I agree. I am often guilty of this too, although I usually forget about it until I try to read a program I'd written some time ago and discover that it requires some careful study to figure it out.
It's a shame, really, because we should be writing readable code. But after I'd read this statement, I was thinking: how do people code, then? And I was reminded of this little bit from Paul Graham's essay “Being Popular”:
One thing hackers like is brevity. Hackers are lazy, in the same way that mathematicians and modernist architects are lazy: they hate anything extraneous. It would not be far from the truth to say that a hacker about to write a program decides what language to use, at least subconsciously, based on the total number of characters he'll have to type. If this isn't precisely how hackers think, a language designer would do well to act as if it were.
It is a mistake to try to baby the user with long-winded expressions that are meant to resemble English. Cobol is notorious for this flaw. A hacker would consider being asked to write `add x to y giving z` instead of `z = x+y` as something between an insult to his intelligence and a sin against God.
While I generally agree with your sentiments here, and this is a somewhat pedantic response, with regard to the following:
The goal of code, however, is simply to communicate a process to a computer. Or rather, when that process is subject to change over time, to communicate a process to a computer, simply.
I would tend to disagree. Code is not about communicating with a computer. It is about communicating with humans. The computer does not care how the code is written - it is the humans that have difficulty with it. In a way, programming is the translation of a language that the computer understands into a form that humans can comprehend. Not so much the other way around. In this regard, clever is fine for a computer, but it is not always understandable to a human.
Still would not deploy anything from codegolf to any production environment. Fun, but definitely could undermine understanding. So there is a need for balance in my opinion.

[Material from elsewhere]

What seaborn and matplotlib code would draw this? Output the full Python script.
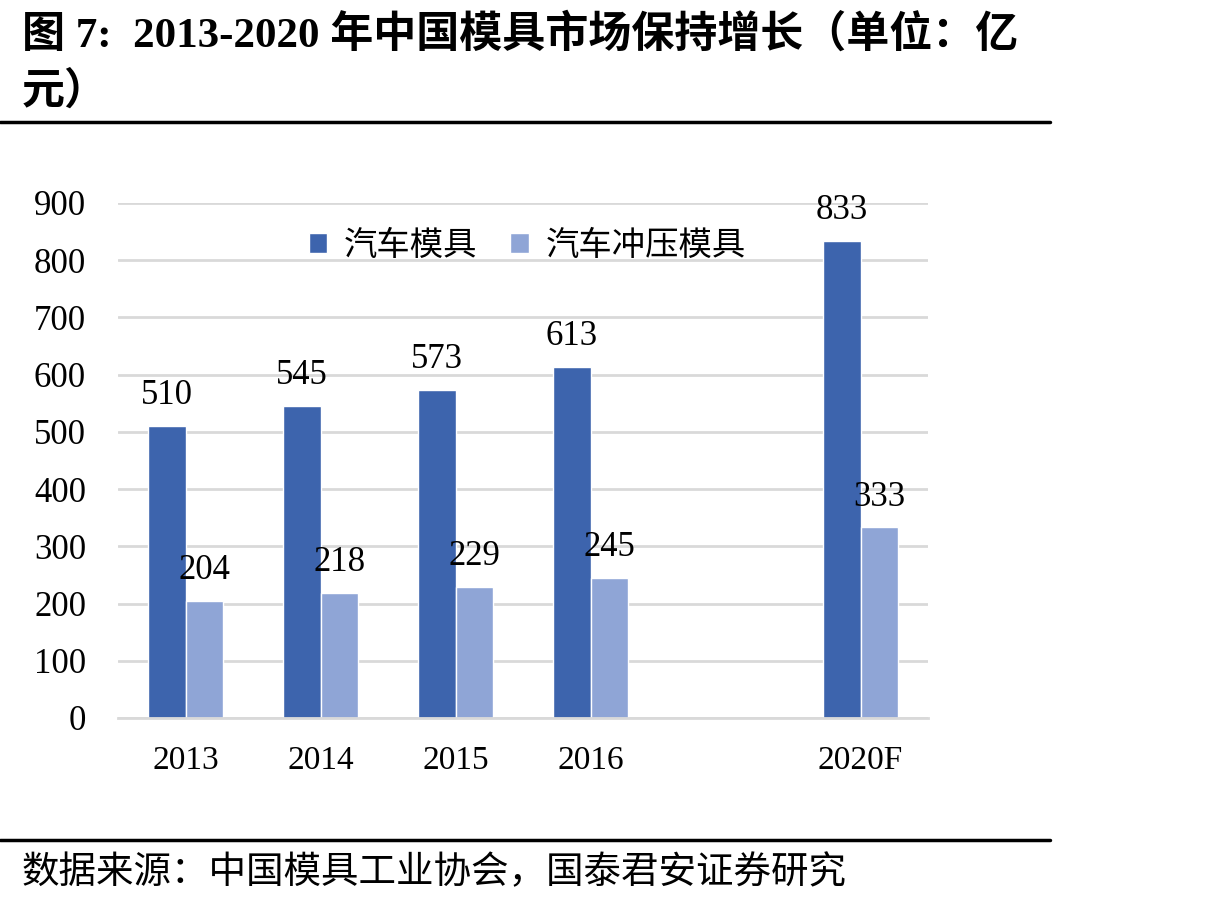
import matplotlib
matplotlib.use('Agg')
import matplotlib.pyplot as plt
import numpy as np
import pandas as pd
import seaborn as sns

# data
years = ['2013', '2014', '2015', '2016', '2020F']
order = ['2013', '2014', '2015', '2016', ' ', '2020F']  # blank slot before 2020F
auto_mold = [510, 545, 573, 613, 833]
stamping_mold = [204, 218, 229, 245, 333]
series_names = ['汽车模具', '汽车冲压模具']
y_ticks = [0, 100, 200, 300, 400, 500, 600, 700, 800, 900]

title = '图 7:  2013-2020 年中国模具市场保持增长（单位：亿\n元）'
source = '数据来源：中国模具工业协会，国泰君安证券研究'

df = pd.DataFrame({
    'year': years * 2,
    'value': auto_mold + stamping_mold,
    'series': [series_names[0]] * len(years) + [series_names[1]] * len(years),
})

sns.set_style('white')
serif = ['Liberation Serif', 'Noto Sans CJK SC']
cjk = ['Noto Sans CJK SC', 'DejaVu Sans']
plt.rcParams['font.family'] = serif
plt.rcParams['text.color'] = 'black'
plt.rcParams['xtick.color'] = 'black'
plt.rcParams['ytick.color'] = 'black'

fig = plt.figure(figsize=(12.17, 9.07), dpi=100)
ax = fig.add_axes([0.097, 0.2084, 0.6656, 0.5678])

palette = {series_names[0]: '#3D64AD', series_names[1]: '#8FA5D6'}
sns.barplot(data=df, x='year', y='value', hue='series', order=order,
            hue_order=series_names, palette=palette, width=0.55,
            saturation=1, ax=ax, legend=True)

ax.set_ylim(0, 900)
ax.set_xlim(-0.5, len(order) - 0.5)
ax.set_yticks(y_ticks)
ax.yaxis.grid(True, color='#D9D9D9', linewidth=2)
ax.set_axisbelow(True)
for s in ['top', 'right', 'left']:
    ax.spines[s].set_visible(False)
ax.spines['bottom'].set_color('#D9D9D9')
ax.spines['bottom'].set_linewidth(2)
ax.set_xlabel('')
ax.set_ylabel('')
ax.tick_params(axis='y', length=0, labelsize=25, pad=23)
ax.tick_params(axis='x', which='major', length=0, labelsize=24, pad=20)
ax.set_xticks(np.arange(-0.5, len(order)), minor=True)
ax.tick_params(axis='x', which='minor', length=10, width=2, color='#D9D9D9')

for c in ax.containers:
    ax.bar_label(c, fmt='%d', fontsize=25, padding=10, color='black')

ax.legend(loc='upper center', bbox_to_anchor=(0.505, 1.01), ncol=2, frameon=False,
          prop={'family': cjk, 'size': 24}, handlelength=0.55, handleheight=0.55,
          columnspacing=1.0, handletextpad=0.5)

fig.text(0.018, 0.985, title, fontsize=31, fontweight='bold', va='top',
         family=['Liberation Serif', 'Noto Sans CJK SC'], linespacing=1.5)
fig.add_artist(plt.Line2D([0, 0.863], [1 - 122 / 907] * 2, color='black', linewidth=2.5))
fig.add_artist(plt.Line2D([0, 0.863], [1 - 840 / 907] * 2, color='black', linewidth=2.5))
fig.text(0.018, 1 - 873 / 907, source, fontsize=27, va='center', family=cjk)

fig.savefig('out.png', dpi=100)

For code that you only use yourself? Maybe do it, but I would guess that after one or two years you would not immediately understand what your former self fabricated.
The goal of code, however, is simply to communicate a process to a computer
But once that simple process was first communicated to a computer in 1965, what next? More complex processes, surely? And more and more complex processes as the computing power increases?
I worked for a company that asked me not to use hash tables, because it no one else at the company knew how to use them. Finding your way around an arbitrary-length array of arbitrary-length arrays was apparently "easier" for them than learning the full capabilities of their chosen language (ColdFusion).
Point being, a little bit of "cleverness" in one place may save a lot of effort down the line. I've also never been too fond of that quote.
> Every weightlifter is fully aware of the strictly limited size of his own muscles; therefore he approaches the weight lifting task in full humility and among other things he avoids heavy weights like the plague.